Could the winner possibly come from the old Group C turbo category? Surely not… the 37.2 mm air restrictors applied to the Joest, Kremer and Courage three-litre Porsches (and even smaller, 35.7 mm restrictors on the 3.5-litre Toyotas) must limit the power severely to around 600 horsepower, in cars weighing 900 kg.

Yet stories are circulating that the Joest Racing Porsche 962C was lapping the short Atlanta oval recently a full 17 mph quicker than Dan Gurney’s Eagle Toyotas, while testing the Le Mans specification. With Bob Wollek, Bernd Schneider and Frank Jelinski in his car, Reinhold Joest must not be underrated. This year the turbos are back to their 1990 trim at 900 kg, and there is no limit on the amount of fuel available.

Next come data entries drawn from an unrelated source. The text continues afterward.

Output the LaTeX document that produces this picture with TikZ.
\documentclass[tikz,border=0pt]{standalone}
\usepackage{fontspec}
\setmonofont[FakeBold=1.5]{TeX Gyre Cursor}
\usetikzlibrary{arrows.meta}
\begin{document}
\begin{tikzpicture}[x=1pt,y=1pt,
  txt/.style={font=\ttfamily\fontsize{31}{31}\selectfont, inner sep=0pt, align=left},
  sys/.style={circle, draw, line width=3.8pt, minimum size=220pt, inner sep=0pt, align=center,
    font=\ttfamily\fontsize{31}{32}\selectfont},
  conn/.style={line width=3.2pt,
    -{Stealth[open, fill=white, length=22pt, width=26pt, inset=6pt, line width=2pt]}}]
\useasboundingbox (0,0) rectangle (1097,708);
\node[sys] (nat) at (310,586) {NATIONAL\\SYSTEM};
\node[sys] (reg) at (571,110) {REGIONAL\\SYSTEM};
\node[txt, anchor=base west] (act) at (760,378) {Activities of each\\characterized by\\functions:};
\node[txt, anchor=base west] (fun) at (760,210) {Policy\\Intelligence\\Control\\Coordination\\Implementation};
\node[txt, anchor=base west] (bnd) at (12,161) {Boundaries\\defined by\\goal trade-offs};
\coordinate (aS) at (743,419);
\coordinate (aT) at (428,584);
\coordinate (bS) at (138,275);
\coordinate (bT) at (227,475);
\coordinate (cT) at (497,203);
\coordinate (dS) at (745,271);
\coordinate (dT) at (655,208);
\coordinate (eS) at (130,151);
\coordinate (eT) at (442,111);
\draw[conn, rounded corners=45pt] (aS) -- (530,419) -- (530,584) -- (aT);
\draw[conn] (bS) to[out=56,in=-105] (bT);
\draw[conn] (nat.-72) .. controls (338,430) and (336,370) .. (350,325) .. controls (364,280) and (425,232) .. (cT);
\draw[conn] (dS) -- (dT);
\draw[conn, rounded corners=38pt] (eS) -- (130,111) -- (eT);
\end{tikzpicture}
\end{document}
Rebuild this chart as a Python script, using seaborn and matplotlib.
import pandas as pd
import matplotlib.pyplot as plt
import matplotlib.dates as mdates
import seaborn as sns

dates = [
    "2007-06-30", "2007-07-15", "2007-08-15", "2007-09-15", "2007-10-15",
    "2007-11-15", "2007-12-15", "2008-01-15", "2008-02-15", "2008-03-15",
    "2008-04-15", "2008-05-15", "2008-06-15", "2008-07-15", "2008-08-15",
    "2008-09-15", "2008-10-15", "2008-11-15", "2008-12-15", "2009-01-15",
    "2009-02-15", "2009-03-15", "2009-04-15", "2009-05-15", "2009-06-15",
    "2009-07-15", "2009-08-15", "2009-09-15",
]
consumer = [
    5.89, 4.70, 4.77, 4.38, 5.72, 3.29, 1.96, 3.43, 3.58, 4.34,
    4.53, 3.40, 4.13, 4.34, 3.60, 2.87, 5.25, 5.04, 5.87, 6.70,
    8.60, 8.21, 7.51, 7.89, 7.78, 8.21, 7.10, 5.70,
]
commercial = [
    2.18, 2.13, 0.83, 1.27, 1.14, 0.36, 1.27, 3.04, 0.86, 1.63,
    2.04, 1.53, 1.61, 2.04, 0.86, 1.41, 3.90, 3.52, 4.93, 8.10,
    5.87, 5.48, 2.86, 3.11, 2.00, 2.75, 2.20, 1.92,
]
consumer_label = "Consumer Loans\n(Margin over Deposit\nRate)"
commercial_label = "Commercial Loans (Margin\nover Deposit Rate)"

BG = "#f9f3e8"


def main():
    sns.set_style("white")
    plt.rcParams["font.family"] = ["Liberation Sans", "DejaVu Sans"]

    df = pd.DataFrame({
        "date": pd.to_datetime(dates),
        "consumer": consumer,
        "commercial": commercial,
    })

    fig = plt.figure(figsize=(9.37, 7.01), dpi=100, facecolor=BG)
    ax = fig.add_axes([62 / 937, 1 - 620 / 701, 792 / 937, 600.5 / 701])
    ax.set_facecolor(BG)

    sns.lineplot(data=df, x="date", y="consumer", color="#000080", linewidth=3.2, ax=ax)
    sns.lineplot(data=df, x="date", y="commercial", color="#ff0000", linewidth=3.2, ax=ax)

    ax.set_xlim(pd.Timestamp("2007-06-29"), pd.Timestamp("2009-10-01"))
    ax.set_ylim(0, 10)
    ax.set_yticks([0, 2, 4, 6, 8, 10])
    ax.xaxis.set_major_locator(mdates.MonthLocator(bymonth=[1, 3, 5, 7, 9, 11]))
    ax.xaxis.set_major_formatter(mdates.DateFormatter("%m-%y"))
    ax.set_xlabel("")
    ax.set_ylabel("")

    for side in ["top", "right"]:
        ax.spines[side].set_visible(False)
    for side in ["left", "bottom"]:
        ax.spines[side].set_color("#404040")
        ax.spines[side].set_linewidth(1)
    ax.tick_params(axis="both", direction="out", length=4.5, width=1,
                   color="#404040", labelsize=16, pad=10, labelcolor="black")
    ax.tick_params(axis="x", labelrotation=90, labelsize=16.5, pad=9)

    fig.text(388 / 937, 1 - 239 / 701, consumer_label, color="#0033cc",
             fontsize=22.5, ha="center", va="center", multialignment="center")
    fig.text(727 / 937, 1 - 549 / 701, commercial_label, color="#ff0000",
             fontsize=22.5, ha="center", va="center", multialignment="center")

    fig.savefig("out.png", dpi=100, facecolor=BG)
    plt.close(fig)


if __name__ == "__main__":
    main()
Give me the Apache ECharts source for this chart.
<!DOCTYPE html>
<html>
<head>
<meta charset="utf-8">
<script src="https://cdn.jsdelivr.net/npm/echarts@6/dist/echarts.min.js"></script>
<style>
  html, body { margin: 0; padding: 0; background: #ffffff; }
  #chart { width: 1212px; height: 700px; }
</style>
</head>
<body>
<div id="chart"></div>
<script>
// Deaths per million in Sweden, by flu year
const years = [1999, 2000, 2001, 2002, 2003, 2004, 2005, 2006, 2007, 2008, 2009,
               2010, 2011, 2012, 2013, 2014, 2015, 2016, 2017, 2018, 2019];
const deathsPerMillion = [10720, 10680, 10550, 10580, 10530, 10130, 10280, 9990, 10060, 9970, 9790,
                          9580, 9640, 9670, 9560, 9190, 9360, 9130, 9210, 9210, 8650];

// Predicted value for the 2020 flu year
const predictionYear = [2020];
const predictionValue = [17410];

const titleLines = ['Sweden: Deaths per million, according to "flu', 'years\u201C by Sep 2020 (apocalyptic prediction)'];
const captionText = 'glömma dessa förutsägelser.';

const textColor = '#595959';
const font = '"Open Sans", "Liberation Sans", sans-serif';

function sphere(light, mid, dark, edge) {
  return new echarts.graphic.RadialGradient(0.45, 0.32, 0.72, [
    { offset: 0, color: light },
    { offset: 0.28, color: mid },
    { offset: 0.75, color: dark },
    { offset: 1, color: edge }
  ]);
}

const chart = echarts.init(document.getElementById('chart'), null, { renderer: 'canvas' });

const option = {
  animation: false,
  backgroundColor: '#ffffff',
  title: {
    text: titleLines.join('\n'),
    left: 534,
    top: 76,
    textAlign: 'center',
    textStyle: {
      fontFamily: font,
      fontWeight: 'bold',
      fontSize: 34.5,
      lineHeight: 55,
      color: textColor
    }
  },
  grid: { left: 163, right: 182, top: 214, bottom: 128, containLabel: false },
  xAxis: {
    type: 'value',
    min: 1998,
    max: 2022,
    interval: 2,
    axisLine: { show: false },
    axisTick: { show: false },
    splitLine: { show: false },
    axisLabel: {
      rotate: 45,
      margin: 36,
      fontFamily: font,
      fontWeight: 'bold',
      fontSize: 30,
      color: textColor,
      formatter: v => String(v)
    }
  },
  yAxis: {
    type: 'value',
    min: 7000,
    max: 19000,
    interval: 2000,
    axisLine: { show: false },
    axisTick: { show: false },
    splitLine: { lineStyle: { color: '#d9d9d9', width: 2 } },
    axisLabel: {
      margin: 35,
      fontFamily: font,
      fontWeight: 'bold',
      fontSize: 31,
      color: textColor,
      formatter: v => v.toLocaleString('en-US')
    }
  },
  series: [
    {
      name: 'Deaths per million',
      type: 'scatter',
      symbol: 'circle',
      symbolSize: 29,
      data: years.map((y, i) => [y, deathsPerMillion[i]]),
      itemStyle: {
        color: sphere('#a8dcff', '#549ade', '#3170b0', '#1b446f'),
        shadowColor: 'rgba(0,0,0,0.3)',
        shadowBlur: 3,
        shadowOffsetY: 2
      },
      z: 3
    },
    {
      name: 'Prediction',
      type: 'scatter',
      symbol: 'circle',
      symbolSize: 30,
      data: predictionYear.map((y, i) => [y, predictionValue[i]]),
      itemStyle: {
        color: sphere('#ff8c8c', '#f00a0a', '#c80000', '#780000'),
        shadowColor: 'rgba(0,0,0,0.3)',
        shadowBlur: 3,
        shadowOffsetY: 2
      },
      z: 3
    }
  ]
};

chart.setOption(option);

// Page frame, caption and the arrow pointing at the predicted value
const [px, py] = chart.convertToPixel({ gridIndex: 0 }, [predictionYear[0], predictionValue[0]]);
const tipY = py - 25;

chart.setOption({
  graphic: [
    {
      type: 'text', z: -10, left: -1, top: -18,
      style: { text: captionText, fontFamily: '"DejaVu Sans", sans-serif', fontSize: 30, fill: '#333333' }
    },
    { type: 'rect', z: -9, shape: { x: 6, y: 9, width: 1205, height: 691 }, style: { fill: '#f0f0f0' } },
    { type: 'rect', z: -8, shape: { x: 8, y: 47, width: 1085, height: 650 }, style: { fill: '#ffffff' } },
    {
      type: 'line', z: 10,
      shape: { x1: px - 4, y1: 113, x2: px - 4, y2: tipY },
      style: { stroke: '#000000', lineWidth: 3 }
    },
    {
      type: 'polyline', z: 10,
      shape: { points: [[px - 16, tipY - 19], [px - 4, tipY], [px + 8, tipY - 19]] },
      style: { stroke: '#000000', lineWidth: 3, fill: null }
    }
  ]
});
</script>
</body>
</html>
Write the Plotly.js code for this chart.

It was a different matter for the Jaguars, of course. The seven-litre V12s would have been crippled by 34 mm restrictors, the logic of which is still unclear. A naturally aspirated engine is less able to overcome the handicap than a turbocharged unit, so Tom Walkinshaw never really had the option.

The three TWR entered Jaguar XJ220-C GT models will be driven by the likes of John Nielsen, Win Percy, David Leslie and Armin Hahne, all good, professional drivers. David Coulthard’s name has also been mentioned. Their principal GT opposition comes from the Porsche 911 Turbo Le Mans driven by Hans Stuck, Walter Röhrl and Hurley Haywood… plus at least five Venturi Le Mans, which have ample competitions experience in France.

Hugh Chamberlain will run two ‘works’ Lotus Esprit Sport 300 Turbos in the GT class, but the odds are heavily stacked in favour of the Panzer Division of 15 Porsches. Porsche’s flat-six engines power two dozen cars this year, almost half the entry, which is much more in the tradition of the race. Last year, after all, there were only two dozen Group C cars on the grid!

This year’s Le Mans will be less predictable than ever, despite the reliability shown by the high-revving V10s in the last edition. Will the turbocharged cars put the V10s under more pressure? Could this be a repeat of the Ford GT40 vs Porsche 908 era of 1968-69?